**GOAL:** Begin at the line that contains "Generate a component", stop after the line that contains "Chart.register(...registerables);", and reproduce only that span, unaltered.

-- start of RECORDED DATA --

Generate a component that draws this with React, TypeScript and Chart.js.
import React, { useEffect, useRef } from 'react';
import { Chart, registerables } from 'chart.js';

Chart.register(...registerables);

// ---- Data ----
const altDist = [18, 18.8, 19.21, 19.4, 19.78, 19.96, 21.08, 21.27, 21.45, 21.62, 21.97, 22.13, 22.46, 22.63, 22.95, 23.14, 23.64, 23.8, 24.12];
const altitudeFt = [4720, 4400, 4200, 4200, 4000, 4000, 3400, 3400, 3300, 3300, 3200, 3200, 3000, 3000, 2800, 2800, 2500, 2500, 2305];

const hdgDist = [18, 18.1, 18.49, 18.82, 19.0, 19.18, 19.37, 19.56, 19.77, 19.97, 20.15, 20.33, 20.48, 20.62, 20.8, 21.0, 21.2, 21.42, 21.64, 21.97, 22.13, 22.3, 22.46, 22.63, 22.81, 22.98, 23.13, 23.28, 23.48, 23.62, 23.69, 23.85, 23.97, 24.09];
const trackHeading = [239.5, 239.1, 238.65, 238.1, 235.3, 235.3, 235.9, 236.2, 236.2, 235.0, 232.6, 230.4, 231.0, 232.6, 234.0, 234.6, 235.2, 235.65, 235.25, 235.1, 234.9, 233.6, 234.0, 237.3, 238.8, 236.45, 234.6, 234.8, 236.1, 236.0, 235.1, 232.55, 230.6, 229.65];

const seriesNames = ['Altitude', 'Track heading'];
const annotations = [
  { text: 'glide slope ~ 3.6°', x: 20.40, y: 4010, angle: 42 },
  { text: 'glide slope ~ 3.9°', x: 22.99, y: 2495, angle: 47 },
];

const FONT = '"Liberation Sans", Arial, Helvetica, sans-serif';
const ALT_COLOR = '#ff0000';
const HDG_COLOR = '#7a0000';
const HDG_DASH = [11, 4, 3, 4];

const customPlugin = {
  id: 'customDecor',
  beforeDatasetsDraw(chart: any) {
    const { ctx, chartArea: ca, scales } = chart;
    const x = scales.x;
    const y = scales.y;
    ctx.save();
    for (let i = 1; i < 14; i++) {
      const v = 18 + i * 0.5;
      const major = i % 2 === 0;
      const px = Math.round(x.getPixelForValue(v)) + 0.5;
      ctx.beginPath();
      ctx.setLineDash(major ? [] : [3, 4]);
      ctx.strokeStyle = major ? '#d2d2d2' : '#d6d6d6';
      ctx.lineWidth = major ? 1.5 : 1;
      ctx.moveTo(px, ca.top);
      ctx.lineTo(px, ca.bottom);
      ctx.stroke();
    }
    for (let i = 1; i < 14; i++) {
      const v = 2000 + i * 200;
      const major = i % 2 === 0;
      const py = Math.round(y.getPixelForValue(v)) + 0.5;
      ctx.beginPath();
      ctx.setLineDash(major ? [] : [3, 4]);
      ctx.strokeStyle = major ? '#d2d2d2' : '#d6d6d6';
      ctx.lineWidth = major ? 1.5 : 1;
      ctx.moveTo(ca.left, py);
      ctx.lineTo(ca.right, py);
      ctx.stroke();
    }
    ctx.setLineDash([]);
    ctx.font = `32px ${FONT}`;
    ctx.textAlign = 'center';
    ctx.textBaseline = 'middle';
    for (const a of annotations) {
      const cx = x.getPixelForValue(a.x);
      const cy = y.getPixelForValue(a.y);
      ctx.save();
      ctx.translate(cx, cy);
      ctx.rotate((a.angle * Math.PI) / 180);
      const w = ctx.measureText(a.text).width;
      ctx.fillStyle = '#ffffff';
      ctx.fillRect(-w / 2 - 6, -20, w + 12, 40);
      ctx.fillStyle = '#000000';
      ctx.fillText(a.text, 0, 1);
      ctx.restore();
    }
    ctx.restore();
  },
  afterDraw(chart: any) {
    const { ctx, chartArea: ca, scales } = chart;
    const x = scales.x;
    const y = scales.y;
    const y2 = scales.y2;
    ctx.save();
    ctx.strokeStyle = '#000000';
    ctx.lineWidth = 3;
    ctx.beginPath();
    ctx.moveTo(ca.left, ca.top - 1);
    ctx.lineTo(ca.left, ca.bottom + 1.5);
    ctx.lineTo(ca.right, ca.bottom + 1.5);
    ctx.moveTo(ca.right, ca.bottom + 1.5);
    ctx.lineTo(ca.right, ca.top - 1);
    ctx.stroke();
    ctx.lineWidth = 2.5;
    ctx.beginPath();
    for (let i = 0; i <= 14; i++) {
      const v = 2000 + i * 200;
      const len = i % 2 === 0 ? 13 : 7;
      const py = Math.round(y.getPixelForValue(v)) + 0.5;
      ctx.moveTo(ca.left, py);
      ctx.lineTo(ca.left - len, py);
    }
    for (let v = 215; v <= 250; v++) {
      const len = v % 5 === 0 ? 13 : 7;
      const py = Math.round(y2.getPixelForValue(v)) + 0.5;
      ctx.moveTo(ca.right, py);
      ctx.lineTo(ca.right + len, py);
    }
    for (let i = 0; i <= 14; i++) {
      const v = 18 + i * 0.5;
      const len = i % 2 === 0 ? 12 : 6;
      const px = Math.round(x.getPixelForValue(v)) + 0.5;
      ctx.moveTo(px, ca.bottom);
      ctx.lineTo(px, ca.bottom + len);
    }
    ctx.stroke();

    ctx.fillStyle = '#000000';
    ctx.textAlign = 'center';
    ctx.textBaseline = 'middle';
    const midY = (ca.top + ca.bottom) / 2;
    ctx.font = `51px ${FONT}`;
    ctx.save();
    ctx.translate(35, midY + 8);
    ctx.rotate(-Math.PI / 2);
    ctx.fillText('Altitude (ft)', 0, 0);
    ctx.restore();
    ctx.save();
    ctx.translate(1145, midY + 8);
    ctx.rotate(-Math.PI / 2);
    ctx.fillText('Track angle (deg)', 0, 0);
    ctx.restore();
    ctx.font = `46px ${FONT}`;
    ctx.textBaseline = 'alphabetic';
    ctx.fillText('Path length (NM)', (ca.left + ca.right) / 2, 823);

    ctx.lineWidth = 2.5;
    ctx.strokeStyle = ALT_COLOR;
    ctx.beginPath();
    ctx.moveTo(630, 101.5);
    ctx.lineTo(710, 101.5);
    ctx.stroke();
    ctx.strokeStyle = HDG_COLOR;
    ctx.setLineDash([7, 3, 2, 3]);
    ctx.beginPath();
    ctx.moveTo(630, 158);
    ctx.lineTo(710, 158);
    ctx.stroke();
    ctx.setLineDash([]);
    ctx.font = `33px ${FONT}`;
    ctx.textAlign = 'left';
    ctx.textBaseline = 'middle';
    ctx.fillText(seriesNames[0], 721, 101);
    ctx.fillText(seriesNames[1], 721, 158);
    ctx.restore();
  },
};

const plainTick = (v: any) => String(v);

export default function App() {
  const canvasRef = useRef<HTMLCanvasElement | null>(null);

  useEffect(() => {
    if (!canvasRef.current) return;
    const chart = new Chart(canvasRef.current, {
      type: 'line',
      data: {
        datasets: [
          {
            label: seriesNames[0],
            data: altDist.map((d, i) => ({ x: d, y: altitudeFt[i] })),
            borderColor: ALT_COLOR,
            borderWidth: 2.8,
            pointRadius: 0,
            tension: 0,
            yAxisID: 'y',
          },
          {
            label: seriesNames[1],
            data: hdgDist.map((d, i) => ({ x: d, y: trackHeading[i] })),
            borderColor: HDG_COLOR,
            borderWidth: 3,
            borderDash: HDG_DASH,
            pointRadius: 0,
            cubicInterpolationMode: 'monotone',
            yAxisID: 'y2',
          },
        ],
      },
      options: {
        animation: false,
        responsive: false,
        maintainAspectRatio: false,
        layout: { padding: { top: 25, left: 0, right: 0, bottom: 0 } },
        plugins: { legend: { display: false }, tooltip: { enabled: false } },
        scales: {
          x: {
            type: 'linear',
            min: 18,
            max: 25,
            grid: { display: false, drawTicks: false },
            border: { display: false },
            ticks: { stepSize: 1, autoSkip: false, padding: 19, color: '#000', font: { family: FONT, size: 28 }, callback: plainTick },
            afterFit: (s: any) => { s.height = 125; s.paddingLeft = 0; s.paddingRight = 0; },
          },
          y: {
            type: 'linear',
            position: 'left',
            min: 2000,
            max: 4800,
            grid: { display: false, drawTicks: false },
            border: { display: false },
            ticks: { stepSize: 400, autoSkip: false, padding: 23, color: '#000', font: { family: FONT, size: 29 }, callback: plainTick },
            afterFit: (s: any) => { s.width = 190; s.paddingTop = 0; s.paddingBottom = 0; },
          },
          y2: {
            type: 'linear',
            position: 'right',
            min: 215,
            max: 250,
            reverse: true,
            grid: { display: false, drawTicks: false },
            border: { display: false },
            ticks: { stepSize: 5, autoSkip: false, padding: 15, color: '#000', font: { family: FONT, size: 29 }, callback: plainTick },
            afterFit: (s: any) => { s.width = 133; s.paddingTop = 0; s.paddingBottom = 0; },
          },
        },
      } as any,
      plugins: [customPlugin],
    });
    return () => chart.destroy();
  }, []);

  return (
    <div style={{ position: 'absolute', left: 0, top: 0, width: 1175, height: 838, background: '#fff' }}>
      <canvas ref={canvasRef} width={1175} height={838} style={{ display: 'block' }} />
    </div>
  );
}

-- end of RECORDED DATA --
-- start of RECORDED DATA --

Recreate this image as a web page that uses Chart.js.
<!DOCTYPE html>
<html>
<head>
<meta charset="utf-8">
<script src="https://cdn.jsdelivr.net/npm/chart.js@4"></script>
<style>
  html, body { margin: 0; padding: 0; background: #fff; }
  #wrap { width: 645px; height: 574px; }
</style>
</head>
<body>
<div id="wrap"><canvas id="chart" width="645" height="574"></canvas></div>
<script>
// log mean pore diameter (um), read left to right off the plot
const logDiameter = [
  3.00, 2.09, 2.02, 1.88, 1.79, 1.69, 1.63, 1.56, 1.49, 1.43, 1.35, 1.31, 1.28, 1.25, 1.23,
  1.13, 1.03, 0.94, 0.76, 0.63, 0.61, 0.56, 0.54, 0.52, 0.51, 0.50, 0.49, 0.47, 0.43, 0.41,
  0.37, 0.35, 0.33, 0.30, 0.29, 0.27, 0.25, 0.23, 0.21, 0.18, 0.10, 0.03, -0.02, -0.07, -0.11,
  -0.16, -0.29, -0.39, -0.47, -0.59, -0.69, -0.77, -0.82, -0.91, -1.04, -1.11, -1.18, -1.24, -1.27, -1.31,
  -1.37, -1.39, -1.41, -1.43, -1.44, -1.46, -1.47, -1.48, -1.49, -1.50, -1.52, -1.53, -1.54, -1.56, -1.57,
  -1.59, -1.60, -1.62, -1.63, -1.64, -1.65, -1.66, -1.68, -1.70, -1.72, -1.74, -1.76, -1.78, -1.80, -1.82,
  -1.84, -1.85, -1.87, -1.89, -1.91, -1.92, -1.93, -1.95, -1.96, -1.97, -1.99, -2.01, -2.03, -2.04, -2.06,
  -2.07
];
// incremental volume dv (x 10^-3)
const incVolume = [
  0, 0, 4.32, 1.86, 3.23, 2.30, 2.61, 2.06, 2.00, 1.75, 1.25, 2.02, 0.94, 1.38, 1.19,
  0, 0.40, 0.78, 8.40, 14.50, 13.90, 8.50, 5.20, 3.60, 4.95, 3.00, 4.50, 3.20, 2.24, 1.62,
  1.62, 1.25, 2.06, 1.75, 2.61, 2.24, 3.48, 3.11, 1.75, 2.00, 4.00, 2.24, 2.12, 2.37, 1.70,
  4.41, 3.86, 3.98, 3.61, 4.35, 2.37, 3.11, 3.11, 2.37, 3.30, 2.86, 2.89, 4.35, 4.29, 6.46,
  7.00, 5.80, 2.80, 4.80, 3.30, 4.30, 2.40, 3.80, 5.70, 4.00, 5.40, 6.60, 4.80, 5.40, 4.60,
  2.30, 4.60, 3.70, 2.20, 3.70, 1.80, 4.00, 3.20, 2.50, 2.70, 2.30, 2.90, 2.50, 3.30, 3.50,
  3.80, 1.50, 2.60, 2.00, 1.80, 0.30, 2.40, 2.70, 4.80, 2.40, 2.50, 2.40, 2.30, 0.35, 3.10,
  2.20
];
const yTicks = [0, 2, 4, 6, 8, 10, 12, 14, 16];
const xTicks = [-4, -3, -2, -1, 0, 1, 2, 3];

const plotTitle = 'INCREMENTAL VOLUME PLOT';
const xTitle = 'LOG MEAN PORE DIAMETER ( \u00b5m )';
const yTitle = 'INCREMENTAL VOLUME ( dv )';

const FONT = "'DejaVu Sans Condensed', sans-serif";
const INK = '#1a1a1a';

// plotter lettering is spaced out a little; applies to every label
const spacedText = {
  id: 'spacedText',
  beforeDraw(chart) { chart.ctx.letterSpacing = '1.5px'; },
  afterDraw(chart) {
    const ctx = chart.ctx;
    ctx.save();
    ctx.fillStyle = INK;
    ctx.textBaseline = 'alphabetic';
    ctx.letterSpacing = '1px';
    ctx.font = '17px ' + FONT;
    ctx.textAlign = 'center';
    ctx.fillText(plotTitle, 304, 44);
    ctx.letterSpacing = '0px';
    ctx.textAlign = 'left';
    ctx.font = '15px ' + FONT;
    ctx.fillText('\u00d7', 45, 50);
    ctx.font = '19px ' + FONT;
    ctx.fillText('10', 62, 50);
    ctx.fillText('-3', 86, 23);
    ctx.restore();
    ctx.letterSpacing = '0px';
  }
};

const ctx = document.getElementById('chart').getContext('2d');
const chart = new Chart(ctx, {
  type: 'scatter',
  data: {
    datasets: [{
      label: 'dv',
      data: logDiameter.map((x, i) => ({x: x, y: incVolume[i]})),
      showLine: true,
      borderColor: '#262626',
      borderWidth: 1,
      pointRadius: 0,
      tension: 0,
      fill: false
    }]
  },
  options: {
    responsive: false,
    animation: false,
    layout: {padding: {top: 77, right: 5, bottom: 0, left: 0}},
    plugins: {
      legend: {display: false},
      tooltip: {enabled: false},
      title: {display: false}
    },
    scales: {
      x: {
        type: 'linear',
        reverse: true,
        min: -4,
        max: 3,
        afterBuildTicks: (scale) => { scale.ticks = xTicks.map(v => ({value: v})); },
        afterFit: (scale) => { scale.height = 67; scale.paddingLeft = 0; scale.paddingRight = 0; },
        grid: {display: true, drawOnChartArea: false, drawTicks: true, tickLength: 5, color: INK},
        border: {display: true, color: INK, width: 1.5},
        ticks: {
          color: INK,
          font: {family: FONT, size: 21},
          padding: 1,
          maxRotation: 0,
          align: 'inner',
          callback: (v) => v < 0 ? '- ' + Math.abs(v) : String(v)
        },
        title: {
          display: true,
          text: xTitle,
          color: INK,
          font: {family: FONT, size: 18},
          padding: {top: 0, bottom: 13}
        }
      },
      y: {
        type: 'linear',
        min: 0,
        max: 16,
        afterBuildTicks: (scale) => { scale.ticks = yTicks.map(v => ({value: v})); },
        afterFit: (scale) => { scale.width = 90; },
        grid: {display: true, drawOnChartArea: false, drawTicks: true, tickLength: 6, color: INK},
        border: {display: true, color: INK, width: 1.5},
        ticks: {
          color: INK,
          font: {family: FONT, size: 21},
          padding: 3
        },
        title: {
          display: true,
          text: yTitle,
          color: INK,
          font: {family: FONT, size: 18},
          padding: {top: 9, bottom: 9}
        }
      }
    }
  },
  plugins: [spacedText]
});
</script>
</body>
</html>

-- end of RECORDED DATA --

**TASK RESPONSE:**
Generate a component that draws this with React, TypeScript and Chart.js.
import React, { useEffect, useRef } from 'react';
import { Chart, registerables } from 'chart.js';

Chart.register(...registerables);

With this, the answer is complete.